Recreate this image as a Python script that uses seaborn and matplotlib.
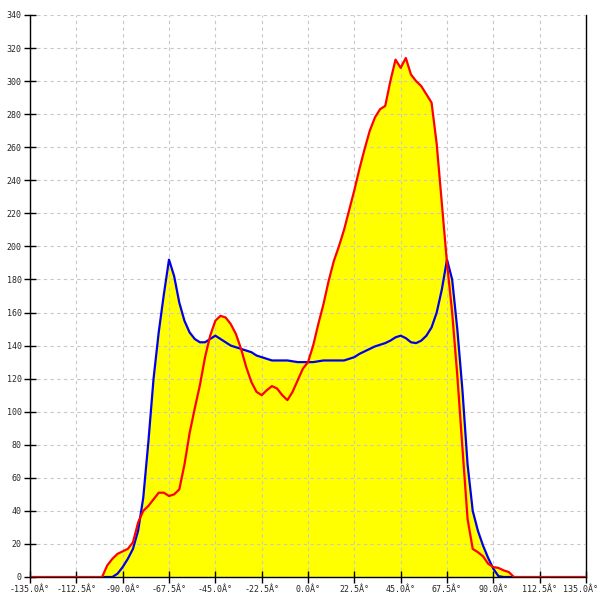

━━━━━━━━

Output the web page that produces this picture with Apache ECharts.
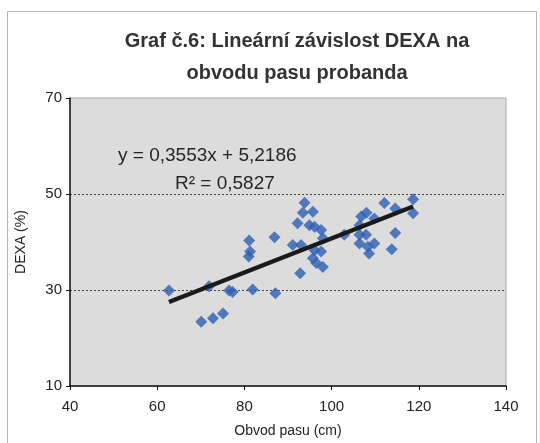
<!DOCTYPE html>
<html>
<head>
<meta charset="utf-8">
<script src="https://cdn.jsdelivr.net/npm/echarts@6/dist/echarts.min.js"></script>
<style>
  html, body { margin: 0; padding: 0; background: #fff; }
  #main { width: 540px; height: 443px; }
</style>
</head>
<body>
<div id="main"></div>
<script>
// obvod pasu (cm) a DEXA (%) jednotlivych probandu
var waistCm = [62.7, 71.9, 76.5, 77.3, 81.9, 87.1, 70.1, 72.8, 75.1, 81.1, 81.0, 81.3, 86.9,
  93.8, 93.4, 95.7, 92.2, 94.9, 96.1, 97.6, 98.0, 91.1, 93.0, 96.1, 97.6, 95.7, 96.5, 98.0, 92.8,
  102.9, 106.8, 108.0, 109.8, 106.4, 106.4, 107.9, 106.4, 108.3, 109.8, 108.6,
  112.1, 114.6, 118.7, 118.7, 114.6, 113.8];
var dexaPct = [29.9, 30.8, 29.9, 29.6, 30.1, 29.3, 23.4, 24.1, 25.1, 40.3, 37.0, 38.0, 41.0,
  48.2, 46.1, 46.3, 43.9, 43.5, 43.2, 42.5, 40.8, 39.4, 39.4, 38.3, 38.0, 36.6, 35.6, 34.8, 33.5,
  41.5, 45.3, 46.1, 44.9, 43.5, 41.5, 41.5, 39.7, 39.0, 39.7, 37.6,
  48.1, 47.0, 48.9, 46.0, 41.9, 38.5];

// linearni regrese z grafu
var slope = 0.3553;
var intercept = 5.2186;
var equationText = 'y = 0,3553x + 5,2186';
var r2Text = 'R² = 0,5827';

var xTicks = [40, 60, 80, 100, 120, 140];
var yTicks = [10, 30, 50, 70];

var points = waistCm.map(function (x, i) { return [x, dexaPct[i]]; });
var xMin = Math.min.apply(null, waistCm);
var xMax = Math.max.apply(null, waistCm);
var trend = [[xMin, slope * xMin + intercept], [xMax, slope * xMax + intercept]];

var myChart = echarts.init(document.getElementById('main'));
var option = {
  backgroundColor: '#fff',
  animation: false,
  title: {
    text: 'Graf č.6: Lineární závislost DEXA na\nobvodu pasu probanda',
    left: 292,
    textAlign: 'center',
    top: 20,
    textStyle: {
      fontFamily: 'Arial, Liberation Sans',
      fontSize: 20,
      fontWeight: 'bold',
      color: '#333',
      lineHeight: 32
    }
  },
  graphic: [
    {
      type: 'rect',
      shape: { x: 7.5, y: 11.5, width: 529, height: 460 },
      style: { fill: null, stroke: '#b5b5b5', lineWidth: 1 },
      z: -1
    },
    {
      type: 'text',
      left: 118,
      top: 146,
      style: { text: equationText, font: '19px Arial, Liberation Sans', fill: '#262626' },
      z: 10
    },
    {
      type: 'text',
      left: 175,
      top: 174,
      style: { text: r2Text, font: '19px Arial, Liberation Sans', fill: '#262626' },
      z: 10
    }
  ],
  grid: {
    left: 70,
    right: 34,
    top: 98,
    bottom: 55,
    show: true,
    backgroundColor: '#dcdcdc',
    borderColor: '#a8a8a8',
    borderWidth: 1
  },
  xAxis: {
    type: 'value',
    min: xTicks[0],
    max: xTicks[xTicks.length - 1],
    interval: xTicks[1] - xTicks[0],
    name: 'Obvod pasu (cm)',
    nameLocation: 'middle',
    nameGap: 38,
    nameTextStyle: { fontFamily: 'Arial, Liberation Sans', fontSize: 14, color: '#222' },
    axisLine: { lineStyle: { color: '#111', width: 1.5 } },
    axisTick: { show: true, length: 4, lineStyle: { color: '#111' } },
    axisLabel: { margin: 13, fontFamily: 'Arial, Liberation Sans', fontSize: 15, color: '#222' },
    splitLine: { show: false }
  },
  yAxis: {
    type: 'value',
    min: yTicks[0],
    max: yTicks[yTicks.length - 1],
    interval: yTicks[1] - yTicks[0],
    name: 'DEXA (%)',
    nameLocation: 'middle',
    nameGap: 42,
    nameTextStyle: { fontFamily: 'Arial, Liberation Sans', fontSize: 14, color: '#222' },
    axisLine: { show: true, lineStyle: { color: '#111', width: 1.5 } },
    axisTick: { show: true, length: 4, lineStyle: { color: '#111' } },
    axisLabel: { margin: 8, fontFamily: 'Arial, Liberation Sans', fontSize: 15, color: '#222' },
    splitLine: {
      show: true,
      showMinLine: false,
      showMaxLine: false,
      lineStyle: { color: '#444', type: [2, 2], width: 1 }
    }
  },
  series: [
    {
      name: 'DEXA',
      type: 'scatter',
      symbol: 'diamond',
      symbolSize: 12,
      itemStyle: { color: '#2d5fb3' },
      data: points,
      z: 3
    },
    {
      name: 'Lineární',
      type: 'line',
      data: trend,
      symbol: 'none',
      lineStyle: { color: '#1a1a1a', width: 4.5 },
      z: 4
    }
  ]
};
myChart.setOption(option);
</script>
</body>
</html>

━━━━━━━━

● The problem:
Reproduce the data above exactly, but only from the line containing "Output the web" through the line containing "var trend = [[xMin, slope"; skip the pictures.

● Output below:
Output the web page that produces this picture with Apache ECharts.
<!DOCTYPE html>
<html>
<head>
<meta charset="utf-8">
<script src="https://cdn.jsdelivr.net/npm/echarts@6/dist/echarts.min.js"></script>
<style>
  html, body { margin: 0; padding: 0; background: #fff; }
  #main { width: 540px; height: 443px; }
</style>
</head>
<body>
<div id="main"></div>
<script>
// obvod pasu (cm) a DEXA (%) jednotlivych probandu
var waistCm = [62.7, 71.9, 76.5, 77.3, 81.9, 87.1, 70.1, 72.8, 75.1, 81.1, 81.0, 81.3, 86.9,
  93.8, 93.4, 95.7, 92.2, 94.9, 96.1, 97.6, 98.0, 91.1, 93.0, 96.1, 97.6, 95.7, 96.5, 98.0, 92.8,
  102.9, 106.8, 108.0, 109.8, 106.4, 106.4, 107.9, 106.4, 108.3, 109.8, 108.6,
  112.1, 114.6, 118.7, 118.7, 114.6, 113.8];
var dexaPct = [29.9, 30.8, 29.9, 29.6, 30.1, 29.3, 23.4, 24.1, 25.1, 40.3, 37.0, 38.0, 41.0,
  48.2, 46.1, 46.3, 43.9, 43.5, 43.2, 42.5, 40.8, 39.4, 39.4, 38.3, 38.0, 36.6, 35.6, 34.8, 33.5,
  41.5, 45.3, 46.1, 44.9, 43.5, 41.5, 41.5, 39.7, 39.0, 39.7, 37.6,
  48.1, 47.0, 48.9, 46.0, 41.9, 38.5];

// linearni regrese z grafu
var slope = 0.3553;
var intercept = 5.2186;
var equationText = 'y = 0,3553x + 5,2186';
var r2Text = 'R² = 0,5827';

var xTicks = [40, 60, 80, 100, 120, 140];
var yTicks = [10, 30, 50, 70];

var points = waistCm.map(function (x, i) { return [x, dexaPct[i]]; });
var xMin = Math.min.apply(null, waistCm);
var xMax = Math.max.apply(null, waistCm);
var trend = [[xMin, slope * xMin + intercept], [xMax, slope * xMax + intercept]];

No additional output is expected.